UHCL's prof's book on coping with life after divorce is nominated for award

“Beyond Love Trauma,” a book written by University of Houston-Clear Lake’s  Professor of Educational Foundations Paul Wagner, has been nominated for an International Book Award, which recognizes mainstream and indie authors in multiple categories. The book, stemming from both Wagner’s class, “Philosophy of Sex and Love,” as well as his own personal experience with divorce, explores ways in which people cope with this traumatic life change and the adult dating world after divorce.

“I taught the course after my own divorce, so I had personal and intellectual interest in the subject,” Wagner said. He said he had based his findings on the information he’d received from conducting hundreds of interviews with people who had shared details of their own breakups. “One of the messages of the book is that you must know yourself before your share yourself with someone else,” he said.

“Beyond Love Trauma” focuses mainly on the dating experiences of divorced, middle-class women ages 25-55. “I have five chapters that deal with dating, what men want, what women want, what constitutes a good date, and where you find a good date,” he said.
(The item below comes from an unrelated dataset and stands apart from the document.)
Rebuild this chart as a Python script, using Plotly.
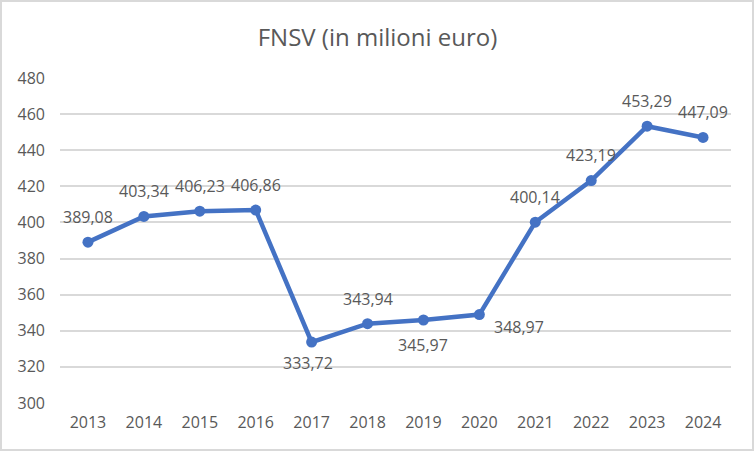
import plotly.graph_objects as go

years = ["2013", "2014", "2015", "2016", "2017", "2018",
         "2019", "2020", "2021", "2022", "2023", "2024"]
values = [389.08, 403.34, 406.23, 406.86, 333.72, 343.94,
          345.97, 348.97, 400.14, 423.19, 453.29, 447.09]
# label text as shown (Italian decimal comma)
labels = [f"{v:.2f}".replace(".", ",") for v in values]
# where each label sits relative to its point (dx, dy) in pixels
label_shift = [(0, 25), (0, 25), (0, 25), (0, 25), (-4, -21), (0, 25),
               (0, -25), (40, -12), (0, 25), (0, 26), (0, 25), (0, 25)]

W, H = 755, 452
ml, mr, mt, mb = 60, 24, 78, 49
pw, ph = W - ml - mr, H - mt - mb

grey = "#595959"
font_name = "Open Sans"

fig = go.Figure()
fig.add_trace(go.Scatter(
    x=years, y=values, mode="lines+markers",
    line=dict(color="#4472C4", width=4.5),
    marker=dict(color="#4472C4", size=11),
    hoverinfo="skip",
))

# category axis: annotations placed by category index
for i, (v, lab, (dx, dy)) in enumerate(zip(values, labels, label_shift)):
    fig.add_annotation(x=i, y=v, xref="x", yref="y", text=lab,
                       showarrow=False, xshift=dx, yshift=dy,
                       font=dict(family=font_name, size=16, color=grey))

fig.update_layout(
    width=W, height=H,
    margin=dict(l=ml, r=mr, t=mt, b=mb),
    paper_bgcolor="white", plot_bgcolor="white",
    showlegend=False,
    title=dict(text="FNSV (in milioni euro)", x=0.5, xanchor="center",
               y=1 - 38 / H, yanchor="middle",
               font=dict(family=font_name, size=24, color=grey)),
    xaxis=dict(type="category", range=[-0.5, 11.5], showgrid=False,
               showline=False, zeroline=False, ticks="",
               ticklabelstandoff=8,
               tickfont=dict(family=font_name, size=16, color=grey)),
    yaxis=dict(range=[300, 480], dtick=20, tick0=300, showgrid=True,
               gridcolor="#d9d9d9", gridwidth=1.5, zeroline=False,
               showline=False, ticks="", ticklabelstandoff=14,
               tickfont=dict(family=font_name, size=16, color=grey)),
    shapes=[dict(type="rect", xref="paper", yref="paper",
                 x0=(1 - ml) / pw, x1=(W - 2 - ml) / pw,
                 y0=(mt + ph - (H - 2)) / ph, y1=(mt + ph - 1) / ph,
                 line=dict(color="#d9d9d9", width=2), layer="below")],
)

fig.write_html("out.html", config={"displayModeBar": False},
               post_script="document.body.style.margin='0';")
Ultimately, “a good date is about feeling that the person you’re with is interested,” he said. “You have engaged with each other. The best dates are when something goes wrong that is not the fault of either person. You see how each person responds to that challenge.”

The final three chapters of the book, said Wagner, are more profound. “They deal with love, genuine romance, then marriage and what it takes to make it work,” he said. “The appendices have questionnaires for couples to discuss and help create emotional intimacy. It’s the loss of emotional intimacy that leads to separation. The currency is the exchange of secrets. When you trust each other with small secrets, then you can build trust to keep the bigger ones.”

If secrets are shared elsewhere, he continued, partners lose interest in each other. “It’s like a bank account. Where you put your currency, that’s where interest will grow. If you stop investing, it will dry up,” he said.

The book was chosen from among 2,000 nominations and is now one of 100 finalists for the International Book Awards in the Health/Psychology/Mental Health category. The winners of the award will be announced in November.

Wagner teaches in UH-Clear Lake’s College of Education and College of Human Sciences and Humanities.